Air resources within the Canadian Forces had suffered from a long period of neglect and downsizing during the late 1960s and early 1970s that led to the aging of much of their military equipment.
This period came to an end in November 1975 after the governing Liberal Party of Canada's tenth National Convention saw a policy reversing defence budget cutbacks in the early 1970s and the beginning of a modernization process across the entire Canadian Forces structure; this followed a decision in September 1975 that saw all air resources within the Canadian Forces merged into a new entity called Air Command (AIRCOM).
In order to lower fiscal spending for the ambitious program, a series of individual procurement projects were proposed to be spread out over the five-year period from 1977 to 1982.
During the 1970s, the Canadian Forces was tasked with four primary military duties; air defence of North America as part of NORAD, anti-submarine and related duties in the North Atlantic as part of NATO, a small role within the overall land-force structure of NATO in Western Europe, and the specialist role of reinforcing Norway with one brigade and all required air, sea and other support that might be needed for that mission (collectively known as "CAST").

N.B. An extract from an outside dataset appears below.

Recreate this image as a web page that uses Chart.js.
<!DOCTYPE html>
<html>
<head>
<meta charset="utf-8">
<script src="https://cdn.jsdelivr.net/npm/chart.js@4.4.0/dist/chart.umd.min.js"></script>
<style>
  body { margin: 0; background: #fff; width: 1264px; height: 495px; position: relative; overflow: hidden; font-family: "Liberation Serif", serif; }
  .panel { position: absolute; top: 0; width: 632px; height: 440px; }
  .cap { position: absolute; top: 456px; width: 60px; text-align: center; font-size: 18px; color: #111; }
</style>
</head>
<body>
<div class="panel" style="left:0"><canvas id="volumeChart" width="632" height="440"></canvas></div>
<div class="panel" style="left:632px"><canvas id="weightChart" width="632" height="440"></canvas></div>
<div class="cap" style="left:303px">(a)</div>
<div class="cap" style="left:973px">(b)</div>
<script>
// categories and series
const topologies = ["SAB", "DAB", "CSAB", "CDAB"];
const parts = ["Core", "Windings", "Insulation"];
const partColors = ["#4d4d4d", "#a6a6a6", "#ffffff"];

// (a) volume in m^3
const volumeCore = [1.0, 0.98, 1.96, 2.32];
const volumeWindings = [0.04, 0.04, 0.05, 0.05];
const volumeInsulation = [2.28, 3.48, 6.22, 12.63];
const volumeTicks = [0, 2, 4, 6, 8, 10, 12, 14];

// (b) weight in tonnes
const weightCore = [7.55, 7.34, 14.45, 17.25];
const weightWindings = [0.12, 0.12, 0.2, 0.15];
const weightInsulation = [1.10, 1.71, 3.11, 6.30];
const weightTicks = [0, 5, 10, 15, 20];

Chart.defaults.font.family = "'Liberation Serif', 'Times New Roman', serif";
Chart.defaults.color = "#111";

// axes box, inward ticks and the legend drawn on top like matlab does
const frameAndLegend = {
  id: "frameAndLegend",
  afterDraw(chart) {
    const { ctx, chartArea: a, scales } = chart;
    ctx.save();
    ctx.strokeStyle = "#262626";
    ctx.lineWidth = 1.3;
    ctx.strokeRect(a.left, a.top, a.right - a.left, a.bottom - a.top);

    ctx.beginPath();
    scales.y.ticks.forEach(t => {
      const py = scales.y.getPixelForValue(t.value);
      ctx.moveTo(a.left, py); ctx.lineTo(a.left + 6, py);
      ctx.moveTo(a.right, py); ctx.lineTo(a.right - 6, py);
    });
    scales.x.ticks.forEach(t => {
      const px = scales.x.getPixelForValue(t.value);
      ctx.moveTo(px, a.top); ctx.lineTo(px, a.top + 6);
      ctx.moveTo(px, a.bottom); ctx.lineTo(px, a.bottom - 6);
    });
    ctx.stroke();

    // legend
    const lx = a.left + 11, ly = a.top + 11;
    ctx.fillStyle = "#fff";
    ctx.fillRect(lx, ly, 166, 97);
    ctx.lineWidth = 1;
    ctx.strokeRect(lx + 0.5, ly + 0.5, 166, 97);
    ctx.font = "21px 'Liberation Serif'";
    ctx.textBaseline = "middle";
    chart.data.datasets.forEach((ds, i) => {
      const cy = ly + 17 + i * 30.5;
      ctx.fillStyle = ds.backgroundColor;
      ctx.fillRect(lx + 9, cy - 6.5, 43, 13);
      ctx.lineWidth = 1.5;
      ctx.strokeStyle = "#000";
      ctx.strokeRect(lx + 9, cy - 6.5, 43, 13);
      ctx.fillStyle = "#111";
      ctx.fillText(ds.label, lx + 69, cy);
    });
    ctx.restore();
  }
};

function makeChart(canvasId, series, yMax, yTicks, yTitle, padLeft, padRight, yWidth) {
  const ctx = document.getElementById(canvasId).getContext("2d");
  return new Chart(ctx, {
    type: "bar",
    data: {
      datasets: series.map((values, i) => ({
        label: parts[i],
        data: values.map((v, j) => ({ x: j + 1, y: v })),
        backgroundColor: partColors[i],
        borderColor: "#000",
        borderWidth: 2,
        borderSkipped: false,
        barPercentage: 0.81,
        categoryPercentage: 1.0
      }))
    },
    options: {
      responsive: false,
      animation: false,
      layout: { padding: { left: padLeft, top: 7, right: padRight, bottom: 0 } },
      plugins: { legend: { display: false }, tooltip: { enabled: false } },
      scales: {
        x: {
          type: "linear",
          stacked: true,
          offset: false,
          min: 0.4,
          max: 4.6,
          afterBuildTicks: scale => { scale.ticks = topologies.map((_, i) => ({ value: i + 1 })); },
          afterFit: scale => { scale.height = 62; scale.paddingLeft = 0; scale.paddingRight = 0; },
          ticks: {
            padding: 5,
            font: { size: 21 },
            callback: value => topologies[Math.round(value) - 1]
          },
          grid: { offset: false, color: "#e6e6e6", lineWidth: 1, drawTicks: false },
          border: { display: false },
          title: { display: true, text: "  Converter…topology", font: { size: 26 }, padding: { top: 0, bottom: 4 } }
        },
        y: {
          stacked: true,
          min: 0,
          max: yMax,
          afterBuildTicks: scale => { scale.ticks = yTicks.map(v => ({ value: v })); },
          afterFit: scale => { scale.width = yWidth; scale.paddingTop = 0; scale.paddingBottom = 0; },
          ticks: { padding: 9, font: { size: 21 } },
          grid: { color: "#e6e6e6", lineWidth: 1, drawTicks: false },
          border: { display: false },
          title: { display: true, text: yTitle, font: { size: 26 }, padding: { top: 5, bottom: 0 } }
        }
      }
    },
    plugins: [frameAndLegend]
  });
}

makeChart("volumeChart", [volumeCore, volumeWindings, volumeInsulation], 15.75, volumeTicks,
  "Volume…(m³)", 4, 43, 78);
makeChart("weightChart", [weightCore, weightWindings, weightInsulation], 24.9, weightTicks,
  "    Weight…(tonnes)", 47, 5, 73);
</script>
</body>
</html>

[4] A breakdown in communications between the various departments led to the budget request being $300 million smaller than was needed in startup costs, delaying service entry.
Adding to the LRPA project's woes, the procurement procedure resulted in the addition of various "required features" that led to the aircraft's sensor suite being modified at considerable expense, a problem known in military circles as "gold plating".

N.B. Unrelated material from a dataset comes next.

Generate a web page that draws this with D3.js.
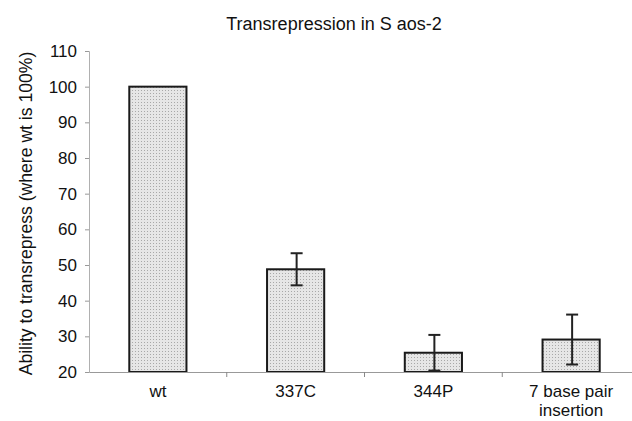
<!DOCTYPE html>
<html>
<head>
<meta charset="UTF-8">
<style>
  body { margin: 0; background: #fff; }
  svg { display: block; font-family: "Liberation Sans", Arial, sans-serif; }
</style>
</head>
<body>
<svg id="chart"></svg>
<script src="https://d3js.org/d3.v7.min.js"></script>
<script>
const categories = ["wt", "337C", "344P", "7 base pair|insertion"];
const values = [100, 48.8, 25.4, 29.1];
const errors = [0, 4.5, 5, 7];
const yTicks = [20, 30, 40, 50, 60, 70, 80, 90, 100, 110];

const width = 632, height = 421;
const margin = {top: 51, right: -8, bottom: 49, left: 89};

const svg = d3.select("#chart").attr("width", width).attr("height", height);

// dotted fill like the scanned figure
const defs = svg.append("defs");
const pat = defs.append("pattern")
    .attr("id", "dots").attr("width", 3).attr("height", 3)
    .attr("patternUnits", "userSpaceOnUse");
pat.append("rect").attr("width", 3).attr("height", 3).attr("fill", "#e6e6e6");
pat.append("rect").attr("width", 1).attr("height", 1).attr("fill", "#a8a8a8");

const x = d3.scaleBand()
    .domain(categories)
    .range([margin.left, width - margin.right])
    .paddingInner(0).paddingOuter(0);

const y = d3.scaleLinear()
    .domain([20, 110])
    .range([height - margin.bottom, margin.top]);

const barW = x.bandwidth() * 0.415;

// title
svg.append("text")
    .attr("x", 334).attr("y", 30)
    .attr("text-anchor", "middle")
    .attr("font-size", 18)
    .attr("fill", "#111")
    .text("Transrepression in S aos-2");

// y axis
const yAxis = svg.append("g")
    .attr("transform", `translate(${margin.left},0)`)
    .call(d3.axisLeft(y).tickValues(yTicks).tickSize(4).tickPadding(8));
yAxis.select(".domain").attr("stroke", "#b0b0b0").attr("stroke-width", 1);
yAxis.selectAll(".tick line").attr("stroke", "#999");
yAxis.selectAll(".tick text")
    .attr("font-size", 17)
    .attr("fill", "#111")
    .attr("font-family", "Liberation Sans, Arial, sans-serif");

// y title
svg.append("text")
    .attr("transform", `translate(32,${(y(20) + y(110)) / 2 + 2}) rotate(-90)`)
    .attr("text-anchor", "middle")
    .attr("font-size", 17.6)
    .attr("fill", "#111")
    .text("Ability to transrepress (where wt is 100%)");

// bars
svg.append("g").selectAll("rect")
    .data(categories)
    .join("rect")
    .attr("x", d => x(d) + x.bandwidth() / 2 - barW / 2)
    .attr("y", (d, i) => y(values[i]))
    .attr("width", barW)
    .attr("height", (d, i) => y(20) - y(values[i]))
    .attr("fill", "url(#dots)")
    .attr("stroke", "#1a1a1a")
    .attr("stroke-width", 2);

// error bars
const eb = svg.append("g").attr("stroke", "#222").attr("stroke-width", 2);
categories.forEach((c, i) => {
  if (!errors[i]) return;
  const cx = x(c) + x.bandwidth() / 2 + 1;
  const hi = y(values[i] + errors[i]), lo = y(values[i] - errors[i]);
  eb.append("line").attr("x1", cx).attr("x2", cx).attr("y1", hi).attr("y2", lo);
  eb.append("line").attr("x1", cx - 6).attr("x2", cx + 6).attr("y1", hi).attr("y2", hi);
  eb.append("line").attr("x1", cx - 6).attr("x2", cx + 6).attr("y1", lo).attr("y2", lo);
});

// x axis
const xAxis = svg.append("g")
    .attr("transform", `translate(0,${y(20)})`)
    .call(d3.axisBottom(x).tickSize(0).tickFormat(""));
xAxis.select(".domain").attr("stroke", "#999").attr("stroke-width", 1.2);
// boundary ticks between categories
xAxis.selectAll(".sep")
    .data(categories.slice(1))
    .join("line")
    .attr("x1", d => x(d)).attr("x2", d => x(d))
    .attr("y1", 0).attr("y2", 5)
    .attr("stroke", "#888");

const lab = svg.append("g").attr("font-size", 17).attr("fill", "#111").attr("text-anchor", "middle");
categories.forEach(c => {
  const t = lab.append("text")
      .attr("x", x(c) + x.bandwidth() / 2)
      .attr("y", y(20) + 25);
  c.split("|").forEach((s, k) => {
    t.append("tspan").attr("x", x(c) + x.bandwidth() / 2).attr("dy", k ? 19 : 0).text(s);
  });
});
</script>
</body>
</html>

[5] In order to avoid these possibilities, DND put into place a number of new policies for the NFA project aimed at ensuring the established budget would be followed.
For one, the NFA project demanded that whatever aircraft was selected would have to be completely "off the shelf", in order to avoid "gold plating" problems that had driven up the price of the LRPA.

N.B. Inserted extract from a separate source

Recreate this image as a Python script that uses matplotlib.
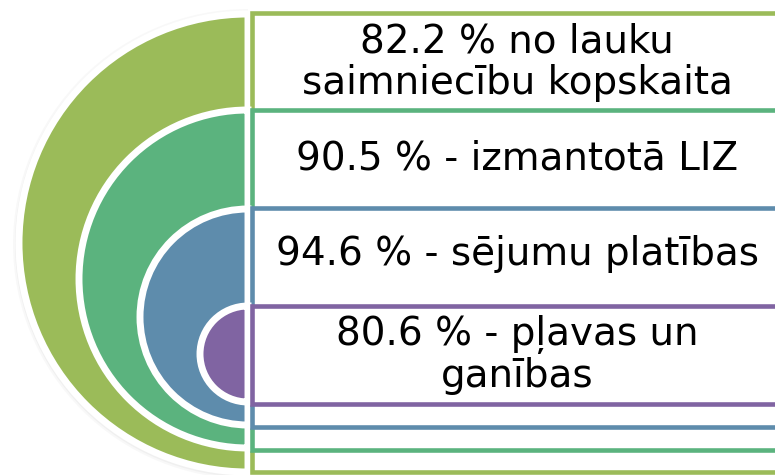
import matplotlib.pyplot as plt
from matplotlib.patches import Wedge, Rectangle

# data
values = [82.2, 90.5, 94.6, 80.6]
labels = ["no lauku\nsaimniecību kopskaita", "- izmantotā LIZ",
          "- sējumu platības", "- pļavas un\nganības"]
colors = ["#9BBB59", "#5BB37E", "#5E8CAC", "#8064A2"]

# layout in pixels (y down)
centers_y = [243, 279, 317, 354]
radii = [229, 169, 108, 48]
rect_top = [13, 110, 208, 306]
rect_bot = [472, 450, 427, 404]
text_y = [62, 159, 254, 355]
cx = 248

fig = plt.figure(figsize=(7.75, 4.75), dpi=100)
ax = fig.add_axes([0, 0, 1, 1])
ax.set_xlim(0, 775)
ax.set_ylim(475, 0)
ax.set_aspect("equal")
ax.axis("off")

# soft shadow behind the outer arc
for k, a in [(6, 0.05), (4, 0.07), (2, 0.09)]:
    ax.add_patch(Wedge((cx, centers_y[0] + 1), radii[0] + k, 90, 270,
                       facecolor="#888888", edgecolor="none", alpha=a))

for i in range(len(values)):
    ax.add_patch(Wedge((cx, centers_y[i]), radii[i], 90, 270,
                       facecolor=colors[i], edgecolor="white", linewidth=5))
    ax.add_patch(Rectangle((252, rect_top[i]), 560, rect_bot[i] - rect_top[i],
                           facecolor="white", edgecolor=colors[i], linewidth=3.3))

for i, v in enumerate(values):
    txt = f"{v} % {labels[i]}"
    ax.text(517, text_y[i], txt, ha="center", va="center", fontsize=28,
            family="DejaVu Sans", linespacing=1.12, color="black")

fig.savefig("out.png", dpi=100)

None of its primary systems - missiles, radar or engines - were still being used in other operational aircraft in the Canadian Forces or its allies, and spares had to be taken from mothballed units.
The goal of the NFA project was to select a single multi-purpose aircraft that could fill all of the roles of the existing fleet, while also reducing operational costs and improving availability and capability.
In the fifteen years since the CF-104s had been procured, there had been significant advancements in engines, aerodynamics and especially mission electronics to permit all of these roles to be combined in a single multi-role aircraft.
"[7] In September 1977 the NFA project office published a four-volume request for proposals (RFP), each volume outlining one area of interest.
Accordingly, the U.S. Navy asked for proposals for versions of the two aircraft with various carrier-based features, including arrestor hooks, catapult bars, folding wings and dramatically strengthened landing gear and fuselage.
Should the aircraft miss the arrestor wires as it attempts to land on a carrier, there is no way that it can stop in time and must immediately add power for a go-around.
When the two companies joined forces for the F/A-18, part of the agreement was that Northrop would develop a land-based version of the F/A-18 that removed the naval equipment and lightened the airframe.
From a strict technical point of view the F-18L (the Northrop version) was the better aircraft for the NFA project, with performance roughly equal to the F-16, Sparrow capability, and the twin-engine design that the Canadian Forces favored.
The F-18L was also offered with a lucrative industrial program; Northrop agreed to move major portions of the F-18L project to Canada, including investing in carbon composite construction techniques to build the wings and tail sections.
[5] If accepted, Canada would become the primary construction site for all of these components, which meant that any additional orders for the F-18L from other countries would result in major export contracts for Canadian companies.
Likewise, DSS's primary interest was iron-clad contracts with predictable delivery time frames and budgets, and strongly supported the "off the shelf" requirement.
Therefore, in October 1978 the NFA project office overrode DITC's concerns and reduced the list to only the F-16 and the F/A-18A, a decision that the federal cabinet accepted on 23 November 1978.
[13] This eventually led to a lawsuit between the companies, which was settled in 1985 with McDonnell Douglas agreeing to pay Northrop $50 million for complete rights to the design without admitting wrongdoing.
Their concern was based on existing Defence Production Sharing Agreement (DPSA) between the United States and Canada that was put in place to balance the amount of trade in military goods between the countries.
A program like Northop's F-18L was purely military in nature, so any production in Canada would be counted against this balance, but the McDonnell Douglas offer was mostly in civilian goods, which had to be accounted separately.
In late March René Lévesque of the governing Parti Québécois publicly announced that the F-16 should be selected because it would provide Quebec with considerably more than the competing McDonnell Douglas offer.
The next day (April 11, 1980) the federal government ran a series of advertisements in national newspapers to explain their choice for the NFA project.
Reasons for the selection listed by the Canadian Forces included two engines for reliability (considered essential for conducting Arctic sovereignty and over-the-water patrols), an excellent radar set, and a lower cost than the F-14 or F-15.
Additionally, the F-14 almost ended up being purchased from Iran, as their fleet was facing the prospect of falling into disuse due to a lack of spares in the aftermath of the Iranian Revolution.